“[There were] a lot of things in the vault that we didn’t know about, and these photographs were one of them,” Christine Di Bella, an archivist at the institute, said.
The photographs’ discovery was made possible by a $3.5 million grant from the Leon Levy Foundation, which publicly announced the award last week. The institute received the money last spring, enabling the commencement of a large-scale effort to completely catalogue its archives, which is made up of 700 linear feet of documents, notebooks, records and photographs.
The newly discovered images, which were taken between 1945 and 1950 by famed German fashion photographer Herman Landshoff, are particularly special to the Institute for Advanced Study in light of Einstein’s involvement there as one of the institute’s first professors. Following his flight from Nazi-torn Europe in the late 1930s, Princeton became his academic home.
“Whenever one sees new information on Einstein, who remains, of course, such a great figure here as for everyone, it’s a moving moment,” Institute for Advanced Study Director Peter Goddard told the Times of Trenton on Oct. 25.
The institute previously had a limited portfolio of the pictures, but the newly discovered images allow for much easier exhibitions to the public.
“These are actually single images, which can be put in different kinds of displays,” Di Bella added. “Besides, they are such beautiful pictures.”
The catalogue grant represented the largest of 20 grants that the Levy Foundation has awarded to the Institute for Advanced Study within the last three years. In the past, the Levy Foundation has also given sizeable grants to NYU and Harvard, as well as to museums such as the Metropolitan Museum of Art in New York and the Museum of Fine Arts in Boston. Such grants are given to support the “passion for expanding knowledge,” according to the Levy Foundation’s website.
“Many institutions lack the resources to adequately preserve their most marvelous resources,” Fraser Seitel, spokesman for the Levy Foundation, told the Times. “Shelby White feels it is urgent, especially in the midst of a recession when people are cutting back on their giving, that the leading nonprofits be encouraged to safeguard their historic treasures.”

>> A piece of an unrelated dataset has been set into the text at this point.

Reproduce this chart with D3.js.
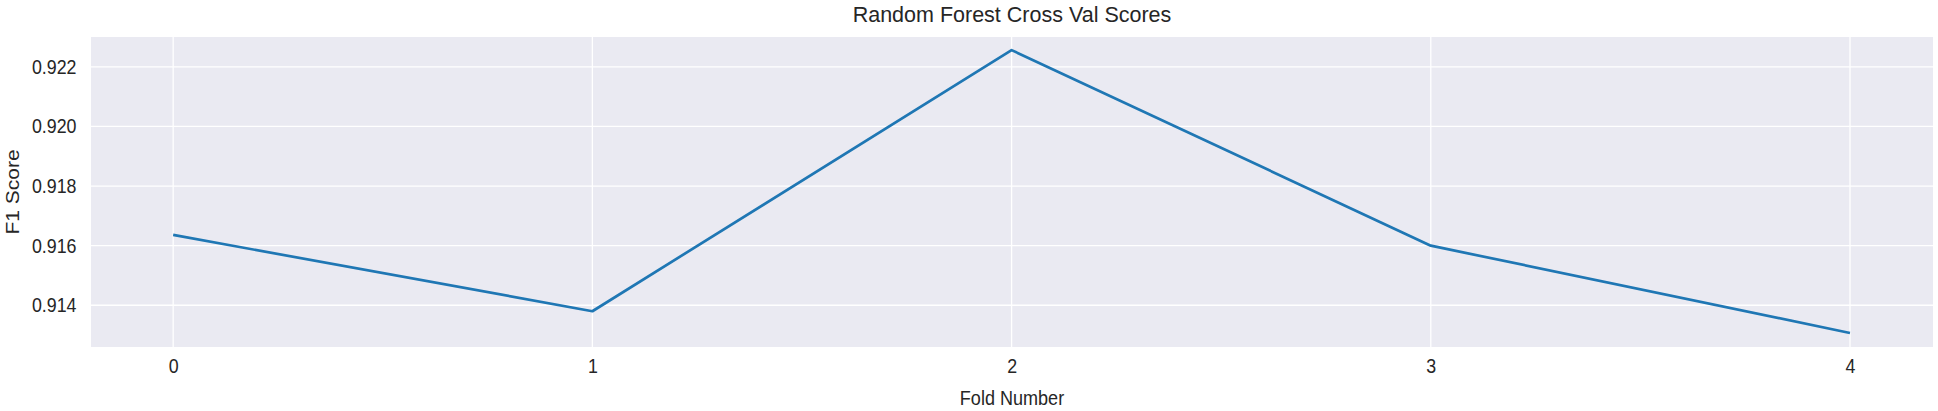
<!DOCTYPE html>
<html>
<head>
<meta charset="utf-8">
<script src="https://cdn.jsdelivr.net/npm/d3@7"></script>
<style>
  html, body { margin: 0; padding: 0; background: #ffffff; }
  svg { display: block; }
  text { font-family: "Liberation Sans", Arial, sans-serif; fill: #262626; }
</style>
</head>
<body>
<svg id="chart" width="1938" height="411"></svg>
<script>
const folds = [0, 1, 2, 3, 4];
const f1Scores = [0.91636, 0.91380, 0.92256, 0.91600, 0.91307];
const xTicks = [0, 1, 2, 3, 4];
const yTicks = [0.914, 0.916, 0.918, 0.920, 0.922];
const titleText = "Random Forest Cross Val Scores";
const xLabel = "Fold Number";
const yLabel = "F1 Score";

const W = 1938, H = 411;
const margin = { left: 91, right: 5, top: 37, bottom: 64 };
const svg = d3.select("#chart");

const x = d3.scaleLinear().domain([-0.196, 4.198]).range([margin.left, W - margin.right]);
const y = d3.scaleLinear().domain([0.91260, 0.92300]).range([H - margin.bottom, margin.top]);

svg.append("rect")
  .attr("x", x.range()[0]).attr("y", y.range()[1])
  .attr("width", x.range()[1] - x.range()[0])
  .attr("height", y.range()[0] - y.range()[1])
  .attr("fill", "#eaeaf2");

// grid
const g = svg.append("g");
g.selectAll("line.gx").data(xTicks).join("line")
  .attr("x1", d => x(d)).attr("x2", d => x(d))
  .attr("y1", y.range()[1]).attr("y2", y.range()[0])
  .attr("stroke", "#ffffff").attr("stroke-width", 1.3);
g.selectAll("line.gy").data(yTicks).join("line")
  .attr("y1", d => y(d)).attr("y2", d => y(d))
  .attr("x1", x.range()[0]).attr("x2", x.range()[1])
  .attr("stroke", "#ffffff").attr("stroke-width", 1.3);

// axes (no tick marks, no domain)
const SX = 0.89;
const xAxis = d3.axisBottom(x).tickValues(xTicks).tickFormat(d3.format("d")).tickSize(0).tickPadding(12);
const yAxis = d3.axisLeft(y).tickValues(yTicks).tickFormat(d3.format(".3f")).tickSize(0).tickPadding(14);

const gx = svg.append("g").attr("transform", `translate(0,${y.range()[0]})`).call(xAxis);
const gy = svg.append("g").attr("transform", `translate(${x.range()[0]},0)`).call(yAxis);
[gx, gy].forEach(a => {
  a.select(".domain").remove();
  a.selectAll("text").style("font-family", "\"Liberation Sans\", Arial, sans-serif")
    .style("font-size", "20px").attr("fill", "#262626")
    .attr("transform", `scale(${SX},1)`);
});
gy.selectAll("text").attr("x", -14.5 / SX);

// line
svg.append("path")
  .datum(folds.map((f, i) => [f, f1Scores[i]]))
  .attr("fill", "none")
  .attr("stroke", "#1f77b4")
  .attr("stroke-width", 2.7)
  .attr("stroke-linejoin", "round")
  .attr("stroke-linecap", "butt")
  .attr("d", d3.line().x(d => x(d[0])).y(d => y(d[1])));

// title & labels
const cx = (x.range()[0] + x.range()[1]) / 2;
svg.append("text")
  .attr("x", cx).attr("y", 22)
  .attr("text-anchor", "middle").style("font-size", "21.5px")
  .text(titleText);

svg.append("text")
  .attr("transform", `translate(${cx},405) scale(0.86,1)`)
  .attr("text-anchor", "middle").style("font-size", "21px")
  .text(xLabel);

svg.append("text")
  .attr("transform", `translate(19,${(y.range()[0] + y.range()[1]) / 2}) rotate(-90) scale(1,0.86)`)
  .attr("text-anchor", "middle").style("font-size", "21px")
  .text(yLabel);
</script>
</body>
</html>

The photographs will be on display at the newly established Shelby White and Leon Levy Archives Center. Other items on display will include letters from T.S. Eliot, the employment contract for J. Robert Oppenheimer written by Oppenheimer himself, materials related to diplomat George Kennan ’25, numerous handwritten notes of many famed physicists and other documents related to the 80-year history of the institute. The grand opening of the archives center will take place over Fall Break.
Yet the grant and the cataloguing project will benefit more than just members of the institute. Only about a mile from Princeton’s main campus, the archive center will act as an excellent resource for students interested in the history of the institute or in the works of its members, Di Bella said. She added that she believes the archive center will now act as a much better resource for both serious researchers and those who are merely curious.
“Before the opening of the archives center, it was more difficult to serve those with a casual interest in our archives,” Di Bella explained. “Although we will primarily serve those with very serious research interests, [the archives center] will open up a lot more possibilities for people with casual interests.”
Archival Assistant Erin Mosner told the Times that the new center would also raise the quality of presentation of the documents to a level proportional to their significance in history.

“We’ve worked with so many scholars, and they’ve become accustomed to working with the materials here in a casual way,” Mosner said. “This new center will help establish a sense of formality, of the special nature of the importance of these archival materials.”
“The archival space, once it’s finished, will speak for itself,” she added. “It will put an exclamation point on the history of these documents.”